Título: Ranger de dentes
Autor: Tereza Cruvinel
Fonte: O Globo, 24/11/2004, O Páis, p. 2

Começa agora o presidente Lula a enfrentar as reações do PT à redução de sua hegemonia no governo, que virá com a ampliação do espaço dos aliados. Os petistas reagem à permanência do ministro Aldo Rebelo (PCdoB) na Coordenação Política e ensaiaram pressões sobre a política econômica, que foram prontamente repelidas pelo presidente Lula na noite de segunda-feira.

A política é esta mesma, está dando resultados, temos que persistir e melhorar a eficiência do governo, foi mais ou menos o que disse Lula. Já a disputa pela Coordenação Política é surda, porém, intensa. Não se trata exatamente de um cargo, mas da disputa pela orientação política do governo daqui para a frente Na sexta-feira, Lula teve uma conversa com Dirceu, conforme já registrado aqui, informando-o de que não pretende mexer na estrutura palaciana. Ou seja, Aldo na Coordenação Política e ele na Casa Civil, dedicado exclusivamente ao gerenciamento administrativo. Dirceu não gostou, não contestou e tem dito com ênfase que está fora da articulação política por desejo do presidente. Mais do que ele, o PT é que não se conforma com a presença de Aldo na atual posição, sobretudo depois da ampliação do governo.

Na reunião do diretório nacional do PT, no fim de semana, o ministro Tarso Genro expressou muito claramente os dois objetivos que agora devem perseguir: a reconquista da Coordenação Política e a exigência de concessões à equipe econômica, que permitam a produção de resultados, pelo governo, no ano crucial de 2005.

São reações à decisão de Lula de fazer agora um governo de coalizão, tese que sempre teve em Aldo um defensor. Mas foi a realidade política pós-eleitoral que impôs esta opção, também defendida pelo líder Mercadante e pelo presidente do partido, Genoino. Ontem mesmo uma rebelião da oposição, ameaçando obstruir todas as votações, confirmou o acerto da decisão de Lula, de ampliar o governo para garantir a governabilidade.

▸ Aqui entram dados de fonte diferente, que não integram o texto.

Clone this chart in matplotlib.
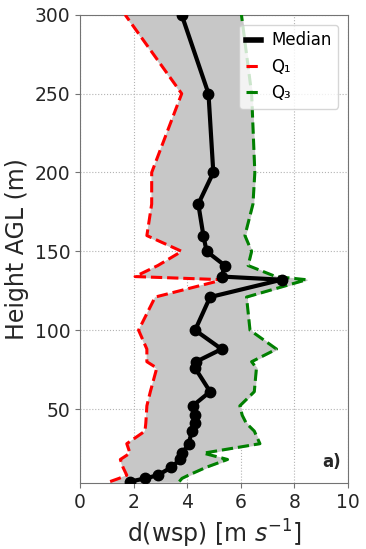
import numpy as np
from matplotlib import pyplot as plt
from matplotlib.lines import Line2D

# Profile of d(wsp) with height: median and interquartile band

heights = [4, 6, 8, 13, 18, 22, 28, 36, 41, 46, 52, 61, 76, 80, 88, 100,
           121, 132, 134, 141, 150, 160, 180, 200, 250, 300]
median = [1.87, 2.43, 2.9, 3.4, 3.73, 3.82, 4.05, 4.17, 4.3, 4.3, 4.2, 4.85,
          4.29, 4.33, 5.28, 4.29, 4.85, 7.52, 5.28, 5.4, 4.72, 4.6, 4.41,
          4.97, 4.79, 3.79]
q1 = [1.12, 1.45, 1.74, 1.6, 1.5, 1.86, 1.74, 2.42, 2.45, 2.47, 2.49, 2.62,
      2.86, 2.49, 2.49, 2.18, 2.8, 5.34, 2.05, 2.9, 3.79, 2.49, 2.67, 2.67,
      3.79, 1.68]
q3 = [3.7, 3.8, 4.04, 4.7, 5.5, 4.6, 6.71, 6.5, 6.2, 6.05, 5.96, 6.5, 6.58,
      6.4, 7.33, 6.34, 6.21, 8.45, 7.3, 6.27, 6.4, 6.15, 6.45, 6.52, 6.4,
      6.02]

fig = plt.figure(figsize=(3.66, 5.49), dpi=100)
ax = fig.add_axes([0.219, 0.12, 0.732, 0.853])

ax.fill_betweenx(heights, q1, q3, color='0.78', zorder=1)
ax.plot(median, heights, 'k-o', lw=3, ms=7.5, zorder=4)
ax.plot(q1, heights, 'r--', lw=2.2, zorder=3)
ax.plot(q3, heights, '--', color='green', lw=2.2, zorder=3)

ax.set_xlim(0, 10)
ax.set_ylim(3, 300)
ax.set_xticks([0, 2, 4, 6, 8, 10])
ax.set_yticks([50, 100, 150, 200, 250, 300])
ax.grid(True, ls=':', color='0.7', lw=0.8)
ax.set_axisbelow(True)
for s in ax.spines.values():
    s.set_color('0.45')
ax.tick_params(colors='0.45', labelcolor='0.15', labelsize=13.5)

ax.set_xlabel('d(wsp) [m $s^{-1}$]', fontsize=17, color='0.15')
ax.set_ylabel('Height AGL (m)', fontsize=17, color='0.15')

handles = [Line2D([], [], color='k', lw=4),
           Line2D([], [], color='r', ls='--', lw=2.2),
           Line2D([], [], color='green', ls='--', lw=2.2)]
ax.legend(handles, ['Median', 'Q\u2081', 'Q\u2083'], loc='upper right',
          fontsize=12, handlelength=0.9, handletextpad=0.6,
          borderaxespad=0.6, framealpha=0.8)
ax.text(0.975, 0.025, 'a)', transform=ax.transAxes, ha='right',
        va='bottom', fontsize=12, fontweight='bold', color='0.15')

fig.savefig('out.png', dpi=100)
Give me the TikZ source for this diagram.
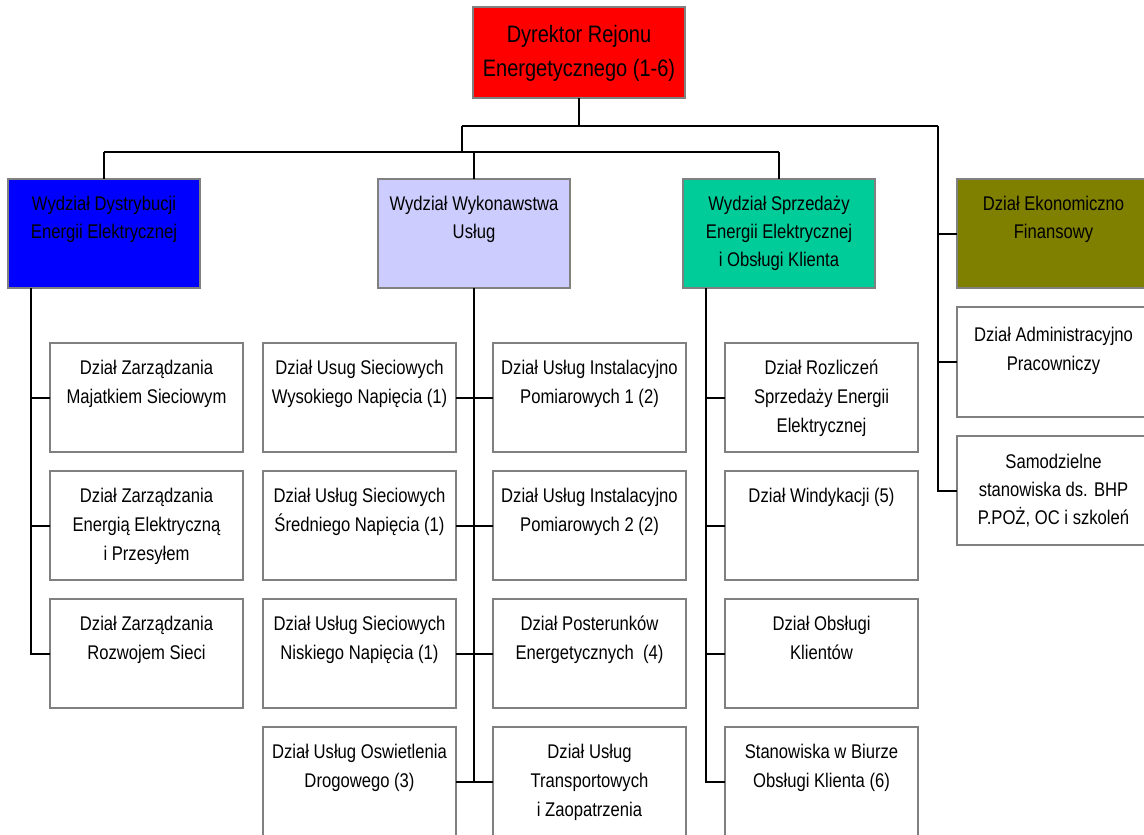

Até aqui, a orientação política do governo foi dada por Dirceu, tendo como principais aliados João Paulo e José Sarney. Eles acabam de perder também a disputa pela aprovação da emenda da reeleição das Mesas, que daria mais um mandato aos dois últimos. É provável que Lula vá administrando as pressões por mudança no comando político até fevereiro, quando haverá a eleição dos novos dirigentes do Congresso. Então, dependendo do que acontecer, poderá ou não fazer mudanças.

Na reunião de segunda-feira à noite com ministros e executivos do PT, o governo não deu espaço para as críticas à política econômica. Ouviu impertinências mas disse duras verdades. As pressões, entretanto, continuam, agora dirigidas para a escolha do nome que ocupará o Ministério do Planejamento. Exige o PT que seja alguém com nítido perfil desenvolvimentista, capaz de funcionar como contraponto à Fazenda. Ninguém melhor que Ciro Gomes, dizem eles. Mas o próprio Ciro, que não teria sido ouvido nem sondado, vem dizendo a amigos que esta seria uma má solução. Por tudo que ele pensa e diz da política econômica (não na rua mas dentro do governo), sua escolha seria um sinal de ambigüidade muito ruim. Este é um problema mais imediato, já estando decidido que o PMDB terá um ministério mais musculoso (possivelmente Cidades) e o PP terá uma pasta (possivelmente Esportes).